[Charts and diagrams as code]
⟨

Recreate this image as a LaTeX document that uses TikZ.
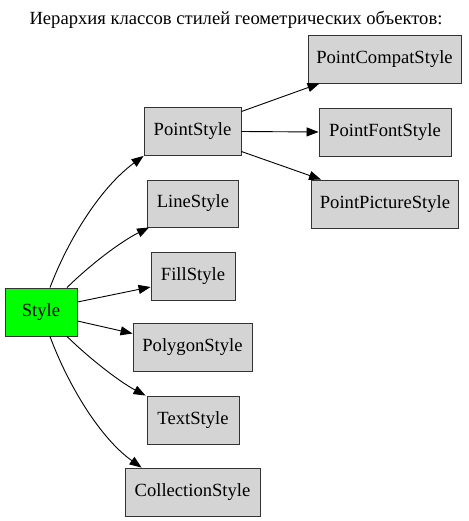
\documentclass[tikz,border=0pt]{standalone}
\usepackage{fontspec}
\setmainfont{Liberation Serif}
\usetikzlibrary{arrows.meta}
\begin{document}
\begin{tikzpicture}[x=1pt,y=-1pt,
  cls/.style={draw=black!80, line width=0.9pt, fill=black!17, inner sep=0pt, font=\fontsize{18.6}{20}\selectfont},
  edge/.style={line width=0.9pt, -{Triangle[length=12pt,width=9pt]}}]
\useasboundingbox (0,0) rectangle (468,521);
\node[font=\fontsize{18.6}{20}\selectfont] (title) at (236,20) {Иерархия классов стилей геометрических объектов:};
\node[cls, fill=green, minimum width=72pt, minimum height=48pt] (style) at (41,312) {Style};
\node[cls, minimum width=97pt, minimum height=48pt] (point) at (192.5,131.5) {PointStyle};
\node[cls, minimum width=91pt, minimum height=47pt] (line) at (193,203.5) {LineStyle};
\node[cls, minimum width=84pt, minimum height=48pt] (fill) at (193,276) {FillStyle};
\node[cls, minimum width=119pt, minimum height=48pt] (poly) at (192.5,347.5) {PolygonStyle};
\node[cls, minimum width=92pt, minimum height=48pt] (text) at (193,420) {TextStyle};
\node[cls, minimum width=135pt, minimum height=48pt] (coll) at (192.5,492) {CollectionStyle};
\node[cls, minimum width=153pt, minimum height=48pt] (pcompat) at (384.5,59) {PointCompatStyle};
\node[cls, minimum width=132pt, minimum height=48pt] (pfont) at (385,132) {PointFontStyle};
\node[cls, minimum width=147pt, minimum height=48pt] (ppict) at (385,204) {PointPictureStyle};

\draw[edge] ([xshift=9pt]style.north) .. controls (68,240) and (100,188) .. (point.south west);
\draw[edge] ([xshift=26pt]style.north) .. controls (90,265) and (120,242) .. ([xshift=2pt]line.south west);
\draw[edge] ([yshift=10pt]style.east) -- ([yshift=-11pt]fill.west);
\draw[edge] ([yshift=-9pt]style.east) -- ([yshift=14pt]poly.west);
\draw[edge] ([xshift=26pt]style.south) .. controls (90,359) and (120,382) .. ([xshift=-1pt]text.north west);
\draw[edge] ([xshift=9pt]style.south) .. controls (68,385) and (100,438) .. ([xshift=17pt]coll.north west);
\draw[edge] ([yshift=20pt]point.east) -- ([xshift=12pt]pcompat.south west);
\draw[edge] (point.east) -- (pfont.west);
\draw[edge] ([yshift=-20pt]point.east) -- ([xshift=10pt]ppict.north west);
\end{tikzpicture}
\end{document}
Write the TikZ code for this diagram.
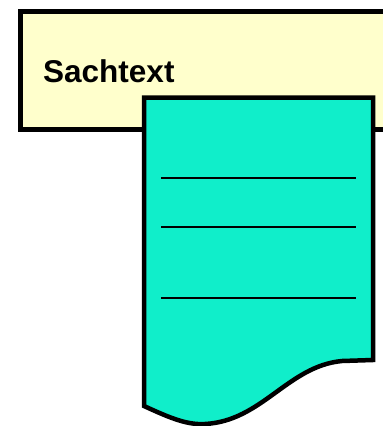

⟩

Repeat everything in the records precisely. Images are excluded from the copy.

Recreate this image as a LaTeX document that uses TikZ.
\documentclass[tikz,border=0pt]{standalone}
\usepackage{fontspec}
\setmainfont{Liberation Serif}
\usetikzlibrary{arrows.meta}
\begin{document}
\begin{tikzpicture}[x=1pt,y=-1pt,
  cls/.style={draw=black!80, line width=0.9pt, fill=black!17, inner sep=0pt, font=\fontsize{18.6}{20}\selectfont},
  edge/.style={line width=0.9pt, -{Triangle[length=12pt,width=9pt]}}]
\useasboundingbox (0,0) rectangle (468,521);
\node[font=\fontsize{18.6}{20}\selectfont] (title) at (236,20) {Иерархия классов стилей геометрических объектов:};
\node[cls, fill=green, minimum width=72pt, minimum height=48pt] (style) at (41,312) {Style};
\node[cls, minimum width=97pt, minimum height=48pt] (point) at (192.5,131.5) {PointStyle};
\node[cls, minimum width=91pt, minimum height=47pt] (line) at (193,203.5) {LineStyle};
\node[cls, minimum width=84pt, minimum height=48pt] (fill) at (193,276) {FillStyle};
\node[cls, minimum width=119pt, minimum height=48pt] (poly) at (192.5,347.5) {PolygonStyle};
\node[cls, minimum width=92pt, minimum height=48pt] (text) at (193,420) {TextStyle};
\node[cls, minimum width=135pt, minimum height=48pt] (coll) at (192.5,492) {CollectionStyle};
\node[cls, minimum width=153pt, minimum height=48pt] (pcompat) at (384.5,59) {PointCompatStyle};
\node[cls, minimum width=132pt, minimum height=48pt] (pfont) at (385,132) {PointFontStyle};
\node[cls, minimum width=147pt, minimum height=48pt] (ppict) at (385,204) {PointPictureStyle};

\draw[edge] ([xshift=9pt]style.north) .. controls (68,240) and (100,188) .. (point.south west);
\draw[edge] ([xshift=26pt]style.north) .. controls (90,265) and (120,242) .. ([xshift=2pt]line.south west);
\draw[edge] ([yshift=10pt]style.east) -- ([yshift=-11pt]fill.west);
\draw[edge] ([yshift=-9pt]style.east) -- ([yshift=14pt]poly.west);
\draw[edge] ([xshift=26pt]style.south) .. controls (90,359) and (120,382) .. ([xshift=-1pt]text.north west);
\draw[edge] ([xshift=9pt]style.south) .. controls (68,385) and (100,438) .. ([xshift=17pt]coll.north west);
\draw[edge] ([yshift=20pt]point.east) -- ([xshift=12pt]pcompat.south west);
\draw[edge] (point.east) -- (pfont.west);
\draw[edge] ([yshift=-20pt]point.east) -- ([xshift=10pt]ppict.north west);
\end{tikzpicture}
\end{document}
Write the TikZ code for this diagram.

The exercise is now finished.